**The task**
Take the listing from its first line through the line that contains "1072, 1082, 1083]" and please retype those lines exactly, leaving out the pictures.

**Supplied information**

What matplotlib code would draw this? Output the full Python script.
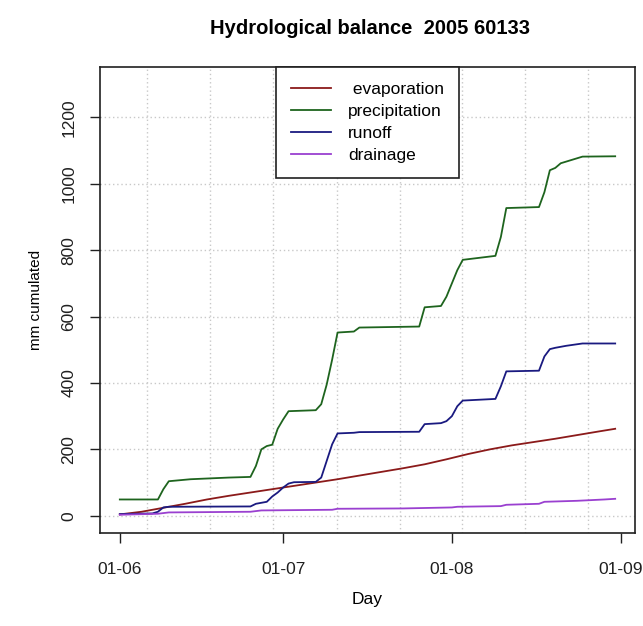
import datetime as dt
import matplotlib
matplotlib.use("Agg")
import matplotlib.pyplot as plt
import matplotlib.dates as mdates

plt.rcParams['font.family'] = ['Liberation Sans', 'DejaVu Sans']

start = dt.date(2005, 6, 1)

# (day offset from 1 June 2005, cumulated mm)
evap_days = [0, 4, 8, 12, 16, 20, 24, 28, 32, 36, 40, 44, 48, 52, 56, 60, 64, 68, 72, 76, 80, 84, 88, 91]
evap_vals = [4, 12, 24, 36, 49, 60, 70, 80, 90, 100, 110, 121, 132, 143, 155, 170, 186, 200, 212, 222, 232, 243, 254, 262]

prec_days = [0, 7, 8, 9, 13, 20, 24, 25, 26, 27, 28, 29, 30, 31, 36, 37, 38, 39, 40, 43, 44, 55, 56, 59, 60, 61, 62, 63, 66, 69, 70, 71, 77, 78, 79, 80, 81, 83, 85, 91]
prec_vals = [49, 49, 80, 104, 110, 115, 117, 150, 200, 210, 214, 262, 290, 315, 318, 336, 395, 470, 552, 555, 567, 570, 628, 632, 660, 700, 740, 771, 777, 783, 840, 927, 930, 975, 1041, 1048, 1062, 1072, 1082, 1083]

runoff_days = [0, 6, 7, 8, 9, 24, 25, 27, 28, 29, 30, 31, 32, 36, 37, 38, 39, 40, 43, 44, 55, 56, 59, 60, 61, 62, 63, 69, 70, 71, 77, 78, 79, 80, 82, 85, 91]
runoff_vals = [5, 7, 12, 25, 27, 28, 36, 42, 58, 70, 85, 97, 101, 102, 115, 165, 215, 248, 250, 252, 253, 276, 279, 285, 300, 330, 347, 352, 390, 435, 437, 480, 502, 506, 512, 519, 519]

drain_days = [0, 7, 9, 24, 26, 39, 40, 52, 61, 62, 70, 71, 77, 78, 84, 89, 91]
drain_vals = [3, 6, 10, 12, 16, 18, 21, 22, 25, 27, 29, 33, 36, 42, 45, 49, 51]

series_names = [" evaporation", "precipitation", "runoff", "drainage"]
series_colors = ["#8B1A1A", "#1E641E", "#1A1A80", "#9A40D0"]

x_tick_dates = [dt.date(2005, 6, 1), dt.date(2005, 7, 1), dt.date(2005, 8, 1), dt.date(2005, 9, 1)]
y_ticks = [0, 200, 400, 600, 800, 1000, 1200]


def to_dates(days):
    return [start + dt.timedelta(days=d) for d in days]


fig = plt.figure(figsize=(6.43, 6.26), dpi=100)
ax = fig.add_axes([100 / 643, 1 - 533 / 626, 535 / 643, 466 / 626])

# grid (dotted light gray)
grid_offsets = [4.94, 16.57, 28.2, 39.84, 51.47, 62.8, 74.4, 86.06]
base = mdates.date2num(start)
for g in grid_offsets:
    ax.axvline(base + g, color="#c8c8c8", linestyle=(0, (1, 2)), linewidth=1, zorder=0)
for yv in y_ticks:
    ax.axhline(yv, color="#c8c8c8", linestyle=(0, (1, 2)), linewidth=1, zorder=0)

data = [(evap_days, evap_vals), (prec_days, prec_vals), (runoff_days, runoff_vals), (drain_days, drain_vals)]
for (d, v), name, col in zip(data, series_names, series_colors):
    ax.plot(to_dates(d), v, color=col, linewidth=1.3, label=name, zorder=3)

ax.set_xlim(base - 3.64, base + 91 + 3.64)
ax.set_ylim(-52, 1352)
ax.set_xticks(mdates.date2num(x_tick_dates))
ax.xaxis.set_major_formatter(mdates.DateFormatter("%d-%m"))
ax.set_yticks(y_ticks)
for lbl in ax.get_yticklabels():
    lbl.set_rotation(90)
    lbl.set_va("center")
ax.tick_params(axis="both", direction="out", length=7, width=1, labelsize=12.5, colors="#202020")
ax.tick_params(axis="x", pad=14)
ax.tick_params(axis="y", pad=10)
for s in ax.spines.values():
    s.set_linewidth(1.2)
    s.set_color("#202020")

ax.set_xlabel("Day", fontsize=12.5, labelpad=11)
ax.set_ylabel("mm cumulated", fontsize=11, labelpad=13.5)
fig.text(370 / 643, 1 - 28 / 626, "Hydrological balance  2005 60133", ha="center", va="center",
         fontsize=14.5, fontweight="bold")

leg = ax.legend(loc="upper center", frameon=True, fancybox=False, borderaxespad=0,
                fontsize=12.5, handlelength=2.3, handletextpad=1.0, borderpad=0.85, labelspacing=0.4)
leg.get_frame().set_edgecolor("#202020")
leg.get_frame().set_linewidth(1.2)
leg.get_frame().set_alpha(1)

fig.savefig("out.png", dpi=100)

**Final result**
What matplotlib code would draw this? Output the full Python script.
import datetime as dt
import matplotlib
matplotlib.use("Agg")
import matplotlib.pyplot as plt
import matplotlib.dates as mdates

plt.rcParams['font.family'] = ['Liberation Sans', 'DejaVu Sans']

start = dt.date(2005, 6, 1)

# (day offset from 1 June 2005, cumulated mm)
evap_days = [0, 4, 8, 12, 16, 20, 24, 28, 32, 36, 40, 44, 48, 52, 56, 60, 64, 68, 72, 76, 80, 84, 88, 91]
evap_vals = [4, 12, 24, 36, 49, 60, 70, 80, 90, 100, 110, 121, 132, 143, 155, 170, 186, 200, 212, 222, 232, 243, 254, 262]

prec_days = [0, 7, 8, 9, 13, 20, 24, 25, 26, 27, 28, 29, 30, 31, 36, 37, 38, 39, 40, 43, 44, 55, 56, 59, 60, 61, 62, 63, 66, 69, 70, 71, 77, 78, 79, 80, 81, 83, 85, 91]
prec_vals = [49, 49, 80, 104, 110, 115, 117, 150, 200, 210, 214, 262, 290, 315, 318, 336, 395, 470, 552, 555, 567, 570, 628, 632, 660, 700, 740, 771, 777, 783, 840, 927, 930, 975, 1041, 1048, 1062, 1072, 1082, 1083]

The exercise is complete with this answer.